Ze zijn mooi rond glimmend met een rustiek kantje en zoals te verwachten was de aanmaak minder tijdrovend als de afwerking.
De rustiekheid is te vinden in de onvolmaaktheden die na het lakwerk te bespeuren zijn, maar goed het is dan ook geen Japanse Shinto Torii.

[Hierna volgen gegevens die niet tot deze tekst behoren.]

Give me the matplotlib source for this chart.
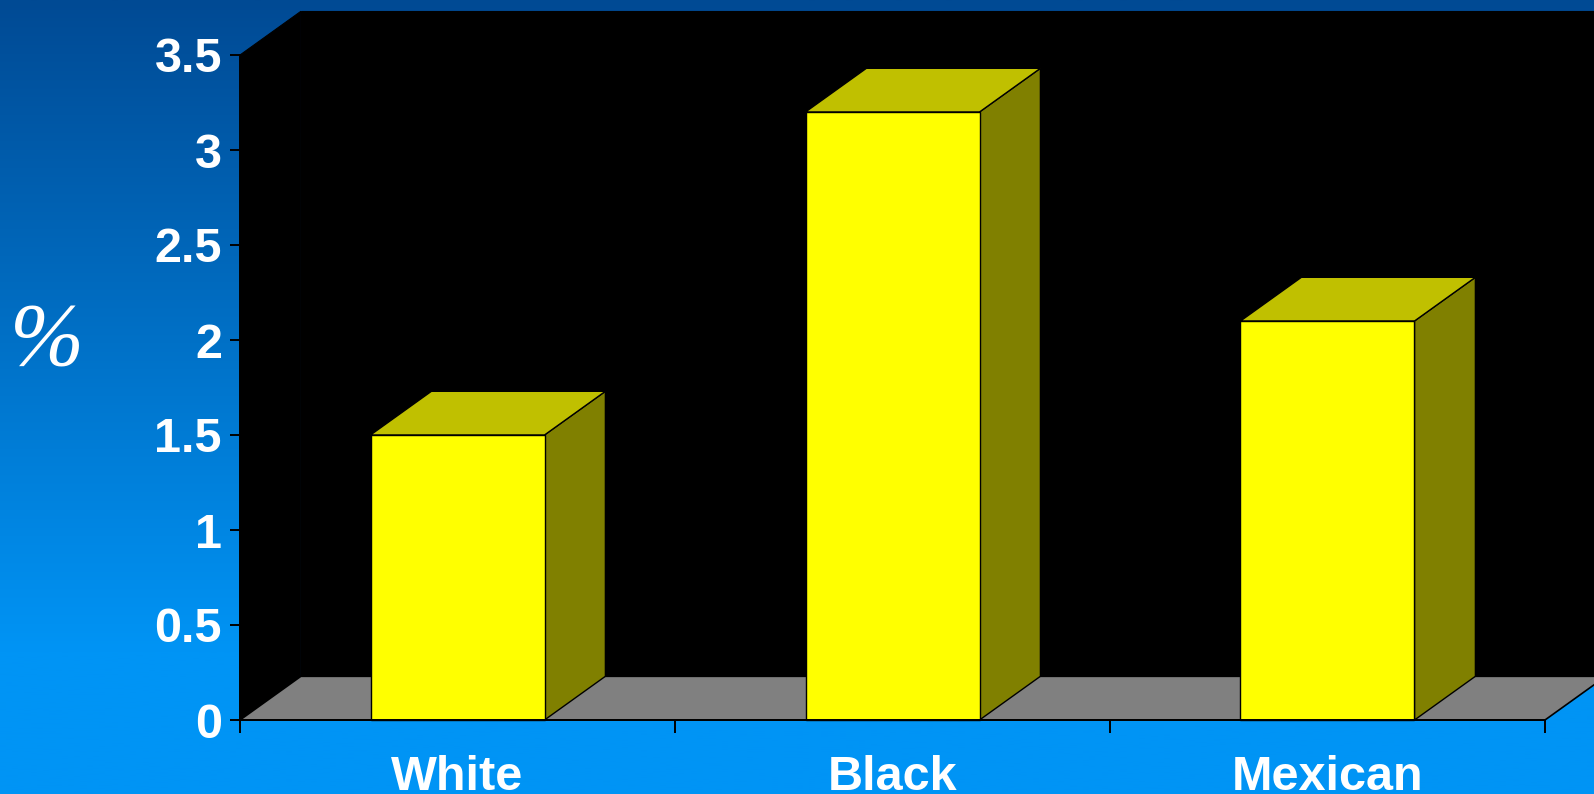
import numpy as np
import matplotlib.pyplot as plt
from matplotlib.patches import Polygon, Rectangle

# bar values (%) per group
categories = ['White', 'Black', 'Mexican']
values = [1.5, 3.2, 2.1]
ytick_values = [0, 0.5, 1, 1.5, 2, 2.5, 3, 3.5]
ytick_labels = ['0', '0.5', '1', '1.5', '2', '2.5', '3', '3.5']

# fake 3d depth, in data units
DX, DY = 0.14, 0.23
BAR_W = 0.4
YMAX = 3.5

W, H = 1594, 794
fig = plt.figure(figsize=(W / 100, H / 100), dpi=100)

# blue slide background, dark at the top
bg = fig.add_axes([0, 0, 1, 1])
rows = np.linspace(0, 1, 400)
t = np.clip(rows / 0.82, 0, 1)[:, None]
top = np.array([0, 74, 148]) / 255
bot = np.array([0, 148, 245]) / 255
grad = top[None, :] * (1 - t) + bot[None, :] * t
bg.imshow(grad[:, None, :], aspect='auto', extent=[0, 1, 1, 0])
bg.set_axis_off()

left, right = 240 / W, 1545 / W
bottom, topf = (H - 720) / H, (H - 55) / H
ax = fig.add_axes([left, bottom, right - left, topf - bottom])
ax.set_facecolor('none')
n = len(categories)
ax.set_xlim(0, n)
ax.set_ylim(0, YMAX)

# walls and floor
ax.add_patch(Polygon([(0, 0), (DX, DY), (DX, YMAX + DY), (0, YMAX)],
                     closed=True, fc='black', ec='black', lw=0.8,
                     clip_on=False, zorder=1))
ax.add_patch(Rectangle((DX, DY), n + 1, YMAX, fc='black', ec='black', lw=0.8,
                       clip_on=False, zorder=1))
ax.add_patch(Polygon([(0, 0), (n, 0), (n + DX, DY), (DX, DY)], closed=True,
                     fc='#808080', ec='black', lw=1.2, clip_on=False, zorder=2))

# bars: front, top and side faces
for i, v in enumerate(values):
    x0 = i + 0.5 - BAR_W / 2
    x1 = x0 + BAR_W
    ax.add_patch(Polygon([(x1, 0), (x1 + DX, DY), (x1 + DX, v + DY), (x1, v)],
                         closed=True, fc='#808000', ec='black', lw=1.0,
                         clip_on=False, zorder=3))
    ax.add_patch(Polygon([(x0, v), (x1, v), (x1 + DX, v + DY), (x0 + DX, v + DY)],
                         closed=True, fc='#C0C000', ec='black', lw=1.0,
                         clip_on=False, zorder=3))
    ax.add_patch(Rectangle((x0, 0), BAR_W, v, fc='#FFFF00', ec='black', lw=1.0,
                           clip_on=False, zorder=4))

for s in ['top', 'right']:
    ax.spines[s].set_visible(False)
ax.spines['left'].set_color('black')
ax.spines['bottom'].set_color('black')
ax.spines['left'].set_linewidth(1.4)
ax.spines['bottom'].set_linewidth(1.4)
ax.spines['bottom'].set_zorder(5)

tick_font = dict(family='Liberation Sans', weight='bold', size=35, color='white')
ax.set_yticks(ytick_values)
ax.set_yticklabels(ytick_labels, **tick_font)
ax.tick_params(axis='y', length=7, width=1.4, color='black', pad=6)

ax.set_xticks(range(n + 1))
ax.set_xticklabels([])
ax.tick_params(axis='x', which='major', length=9.5, width=1.4, color='black')
ax.set_xticks([i + 0.5 for i in range(n)], minor=True)
ax.set_xticklabels(categories, minor=True, **tick_font)
ax.tick_params(axis='x', which='minor', length=0, pad=25)

fig.text(47 / W, 1 - 342 / H, '%', family='Liberation Serif', style='italic',
         size=64, color='white', ha='center', va='center')

fig.savefig('out.png', dpi=100)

Ik bewonder mateloos de perfectie en afwerking van traditioneel Japans schrijnwerk maar heb er helaas het geduld niet voor.
De 4,5m lange mast is een relatief zwaar en moeilijk te hanteren artikel.
Zoals deze boot getekend en gemaakt is zou het zelfs voor een potige bouwvakker op een windstille dag een uitdaging zijn om de mast te zetten zonder de boot of zichzelf te bezeren.
De mast moet namelijk (haast) loodrecht in de mastdoft geschoven worden; Te doen maar moeilijk op zijn minst.
Paul Gartside -de ontwerper- moet een seizoensboot in gedachte hebben gehad.
Eén om op te tuigen in het voorjaar, te water met een zeilhoes van pakweg april tot oktober en in het najaar aftuigen en naar de berging.
Dat is volkomen eerbaar en mogelijk maar niet bij mijn opzet (Dan zou ik ze ondermeer van een andere undercoating hebben voorzien), deze leukerd moet van de ene naar de andere locatie kunnen worden vervoerd en gemakkelijk op- en afgetuigd kunnen worden door één persoon voor dag trips.
Daarvoor heb ik de mastdoft veranderd en versterkt. Het is niet langer een plankje met een gat erin maar een dikke plank met een uitsparing.
De mast kan nu vanuit horizontaal naar rechtop gezet worden in één handeling. Ook van op het water, wat een voorwaarde is om ze te kunnen varen onder bruggetjes.